Problem: Starting with the first line of the data below, copy each line up to and including the one containing "const marksB = ['', '*', '**', '**'];". Pictures stay out.

=== Data block ===

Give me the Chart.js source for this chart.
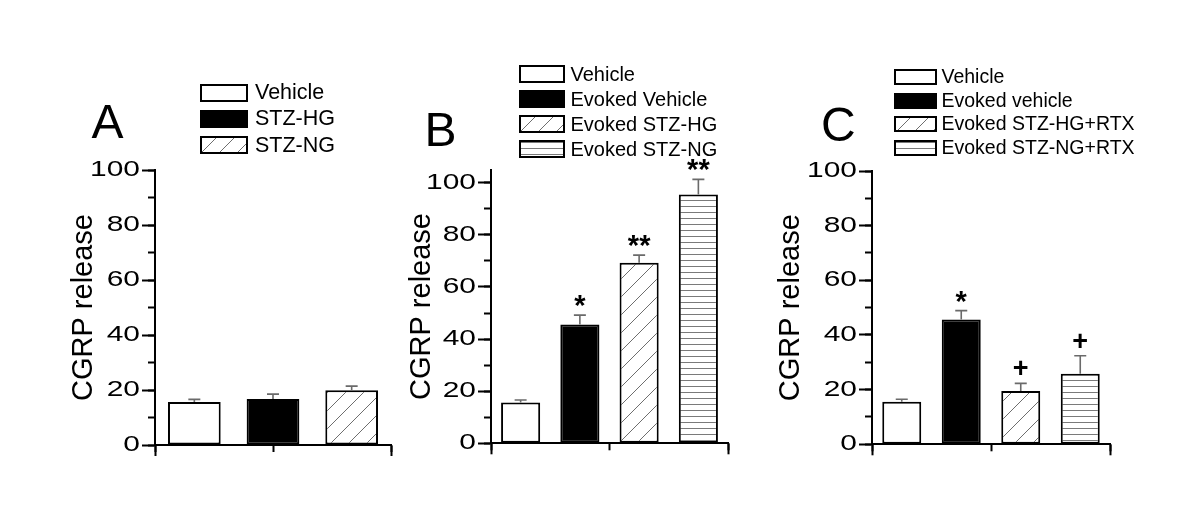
<!DOCTYPE html>
<html><head><meta charset="utf-8">
<script src="https://cdn.jsdelivr.net/npm/chart.js@4.4.1/dist/chart.umd.min.js"></script>
<style>
html,body{margin:0;padding:0;background:#fff;}
#wrap{position:relative;width:1200px;height:523px;overflow:hidden;background:#fff;}
canvas.c{position:absolute;left:0;top:0;}
.letter{position:absolute;font-family:"Liberation Sans",Arial,sans-serif;font-size:48px;line-height:1;color:#000;}
.legtext{position:absolute;font-family:"Liberation Sans",Arial,sans-serif;color:#000;white-space:nowrap;line-height:1;}
.sw{position:absolute;}
</style></head><body><div id="wrap"></div>
<script>
// ---------------- data ----------------
const panelLetters = ['A', 'B', 'C'];
const yAxisTitle = 'CGRP release';

const categoriesA = ['Vehicle', 'STZ-HG', 'STZ-NG'];
const valuesA = [15.6, 16.7, 19.9];
const errorsA = [1.0, 1.8, 1.5];
const marksA = ['', '', ''];

const categoriesB = ['Vehicle', 'Evoked Vehicle', 'Evoked STZ-HG', 'Evoked STZ-NG'];
const valuesB = [15.7, 45.6, 69.3, 95.5];
const errorsB = [0.9, 3.6, 2.9, 5.8];
const marksB = ['', '*', '**', '**'];

const categoriesC = ['Vehicle', 'Evoked vehicle', 'Evoked STZ-HG+RTX', 'Evoked STZ-NG+RTX'];
const valuesC = [15.6, 45.7, 19.5, 25.8];
const errorsC = [0.9, 3.2, 2.8, 6.6];
const marksC = ['', '*', '+', '+'];

// ---------------- styles / layout ----------------
const FILLS = ['white', 'black', 'hatch', 'stripe'];
const FONT = '"Liberation Sans", Arial, sans-serif';

function makeFill(ctx, kind) {
  if (kind === 'white') return '#ffffff';
  if (kind === 'black') return '#000000';
  const c = document.createElement('canvas');
  const g = c.getContext('2d');
  if (kind === 'hatch') {
    const s = 18; c.width = s; c.height = s;
    g.fillStyle = '#fff'; g.fillRect(0, 0, s, s);
    g.strokeStyle = '#6e6e6e'; g.lineWidth = 1;
    g.beginPath();
    g.moveTo(-2, s + 2); g.lineTo(s + 2, -2);
    g.moveTo(-2, 2); g.lineTo(2, -2);
    g.moveTo(s - 2, s + 2); g.lineTo(s + 2, s - 2);
    g.stroke();
  } else {
    c.width = 8; c.height = 6;
    g.fillStyle = '#fff'; g.fillRect(0, 0, 8, 6);
    g.fillStyle = '#7a7a7a'; g.fillRect(0, 2, 8, 1);
  }
  return ctx.createPattern(c, 'repeat');
}

const errPlugin = {
  id: 'err',
  afterDatasetsDraw(chart, args, opts) {
    const ctx = chart.ctx;
    const ys = chart.scales.y;
    ctx.save();
    opts.values.forEach((v, i) => {
      const bar = chart.getDatasetMeta(i).data[i];
      const x = bar.x;
      const y0 = ys.getPixelForValue(v);
      const y1 = ys.getPixelForValue(v + opts.errors[i]);
      ctx.strokeStyle = '#6a6a6a'; ctx.lineWidth = 1.6;
      ctx.beginPath();
      ctx.moveTo(x, y0); ctx.lineTo(x, y1);
      ctx.moveTo(x - 6, y1); ctx.lineTo(x + 6, y1);
      ctx.stroke();
      const m = opts.marks[i];
      if (m) {
        const size = m.indexOf('+') >= 0 ? 27 : 29;
        ctx.font = 'bold ' + size + 'px ' + FONT;
        ctx.fillStyle = '#000'; ctx.textAlign = 'center'; ctx.textBaseline = 'alphabetic';
        const mt = ctx.measureText(m);
        const baseline = y1 - 8 - mt.actualBoundingBoxDescent;
        ctx.fillText(m, x, baseline);
      }
    });
    ctx.restore();
    // widen tick labels (drawn in a later layer) horizontally around their right edge
    const x0 = ys.right - ys.options.grid.tickLength - ys.options.ticks.padding;
    ctx.save();
    ctx.translate(x0, 0); ctx.scale(opts.stretch, 1); ctx.translate(-x0, 0);
  },
  afterDraw(chart) { chart.ctx.restore(); }
};

const wrap = document.getElementById('wrap');

function buildPanel(p) {
  const canvas = document.createElement('canvas');
  canvas.width = 1200; canvas.height = 523; canvas.className = 'c';
  wrap.appendChild(canvas);
  const ctx = canvas.getContext('2d');
  const datasets = p.categories.map((lab, i) => ({
    label: lab,
    data: p.values.map((v, j) => (j === i ? v : null)),
    backgroundColor: makeFill(ctx, FILLS[i]),
    borderColor: '#000', borderWidth: 2, borderSkipped: false,
    barPercentage: p.barPct, categoryPercentage: 1, grouped: false
  }));
  const chart = new Chart(ctx, {
    type: 'bar',
    data: { labels: p.categories, datasets },
    options: {
      responsive: false, animation: false, events: [], devicePixelRatio: 1,
      layout: { padding: p.pad },
      plugins: {
        legend: { display: false }, tooltip: { enabled: false },
        err: { values: p.values, errors: p.errors, marks: p.marks, stretch: 1.36 }
      },
      scales: {
        x: { type: 'category', display: false, offset: true },
        xMajor: {
          type: 'linear', position: 'bottom', min: 0, max: 1, weight: 0,
          afterBuildTicks(s) { s.ticks = [{ value: 0.5 }]; },
          ticks: { display: false },
          grid: { drawOnChartArea: false, tickLength: 11, tickWidth: 2, tickColor: '#000' },
          border: { display: true, color: '#000', width: 2 },
          afterFit(s) { s.height = 0; }
        },
        xEnds: {
          type: 'linear', position: 'bottom', min: 0, max: 1, weight: 1,
          afterBuildTicks(s) { s.ticks = [{ value: 0 }, { value: 1 }]; },
          ticks: { display: false },
          grid: { drawOnChartArea: false, tickLength: 7, tickWidth: 2, tickColor: '#000' },
          border: { display: false },
          afterFit(s) { s.height = 0; }
        },
        y: {
          type: 'linear', position: 'left', weight: 1, min: 0, max: p.yMax,
          ticks: { stepSize: 20, includeBounds: false, font: { family: FONT, size: 22 }, color: '#000', padding: 2, z: 1 },
          grid: { drawOnChartArea: false, tickLength: 13, tickWidth: 2, tickColor: '#000' },
          border: { display: true, color: '#000', width: 2 },
          title: { display: true, text: yAxisTitle, font: { family: FONT, size: 29 }, color: '#000', padding: 0 },
          afterFit(s) { s.width = p.yWidth; }
        },
        yMinor: {
          type: 'linear', position: 'left', weight: 0, min: 0, max: p.yMax,
          ticks: { display: false, stepSize: 10, includeBounds: false },
          grid: { drawOnChartArea: false, tickLength: 7, tickWidth: 2, tickColor: '#000' },
          border: { display: false },
          afterFit(s) { s.width = 0; }
        }
      }
    },
    plugins: [errPlugin]
  });

  // legend (HTML, built from the chart's datasets)
  chart.data.datasets.forEach((ds, i) => {
    const cy = p.leg.cy0 + i * p.leg.dy;
    const sw = document.createElement('canvas');
    sw.className = 'sw'; sw.width = p.leg.w; sw.height = p.leg.h;
    sw.style.left = p.leg.x + 'px'; sw.style.top = (cy - p.leg.h / 2) + 'px';
    const g = sw.getContext('2d');
    g.fillStyle = makeFill(g, FILLS[i]);
    g.fillRect(0, 0, p.leg.w, p.leg.h);
    g.strokeStyle = '#000'; g.lineWidth = 2;
    g.strokeRect(1, 1, p.leg.w - 2, p.leg.h - 2);
    wrap.appendChild(sw);
    const t = document.createElement('div');
    t.className = 'legtext'; t.textContent = ds.label;
    t.style.fontSize = p.leg.font + 'px';
    t.style.left = p.leg.tx + 'px'; t.style.top = (cy - p.leg.font / 2) + 'px';
    wrap.appendChild(t);
  });
  const L = document.createElement('div');
  L.className = 'letter'; L.textContent = p.letter;
  L.style.left = p.letterPos[0] + 'px'; L.style.top = p.letterPos[1] + 'px';
  wrap.appendChild(L);
}

buildPanel({
  letter: panelLetters[0], categories: categoriesA, values: valuesA, errors: errorsA, marks: marksA,
  yMax: 100, barPct: 0.67, yWidth: 88.4,
  pad: { left: 66.6, right: 809, top: 170, bottom: 78 },
  leg: { x: 200, w: 48, h: 18, cy0: 92.5, dy: 26.4, tx: 255, font: 21.5 },
  letterPos: [91.5, 97.7]
});
buildPanel({
  letter: panelLetters[1], categories: categoriesB, values: valuesB, errors: errorsB, marks: marksB,
  yMax: 105, barPct: 0.66, yWidth: 86.4,
  pad: { left: 404.6, right: 472, top: 169.7, bottom: 79.7 },
  leg: { x: 519, w: 46, h: 18, cy0: 74, dy: 25.1, tx: 570.5, font: 20 },
  letterPos: [424.5, 106]
});
buildPanel({
  letter: panelLetters[2], categories: categoriesC, values: valuesC, errors: errorsC, marks: marksC,
  yMax: 100, barPct: 0.655, yWidth: 98.9,
  pad: { left: 773.1, right: 90, top: 171, bottom: 78.7 },
  leg: { x: 894, w: 43, h: 16, cy0: 77, dy: 23.5, tx: 941.5, font: 19.5 },
  letterPos: [821, 100.6]
});
</script></body></html>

===

Exercise output:
Give me the Chart.js source for this chart.
<!DOCTYPE html>
<html><head><meta charset="utf-8">
<script src="https://cdn.jsdelivr.net/npm/chart.js@4.4.1/dist/chart.umd.min.js"></script>
<style>
html,body{margin:0;padding:0;background:#fff;}
#wrap{position:relative;width:1200px;height:523px;overflow:hidden;background:#fff;}
canvas.c{position:absolute;left:0;top:0;}
.letter{position:absolute;font-family:"Liberation Sans",Arial,sans-serif;font-size:48px;line-height:1;color:#000;}
.legtext{position:absolute;font-family:"Liberation Sans",Arial,sans-serif;color:#000;white-space:nowrap;line-height:1;}
.sw{position:absolute;}
</style></head><body><div id="wrap"></div>
<script>
// ---------------- data ----------------
const panelLetters = ['A', 'B', 'C'];
const yAxisTitle = 'CGRP release';

const categoriesA = ['Vehicle', 'STZ-HG', 'STZ-NG'];
const valuesA = [15.6, 16.7, 19.9];
const errorsA = [1.0, 1.8, 1.5];
const marksA = ['', '', ''];

const categoriesB = ['Vehicle', 'Evoked Vehicle', 'Evoked STZ-HG', 'Evoked STZ-NG'];
const valuesB = [15.7, 45.6, 69.3, 95.5];
const errorsB = [0.9, 3.6, 2.9, 5.8];
const marksB = ['', '*', '**', '**'];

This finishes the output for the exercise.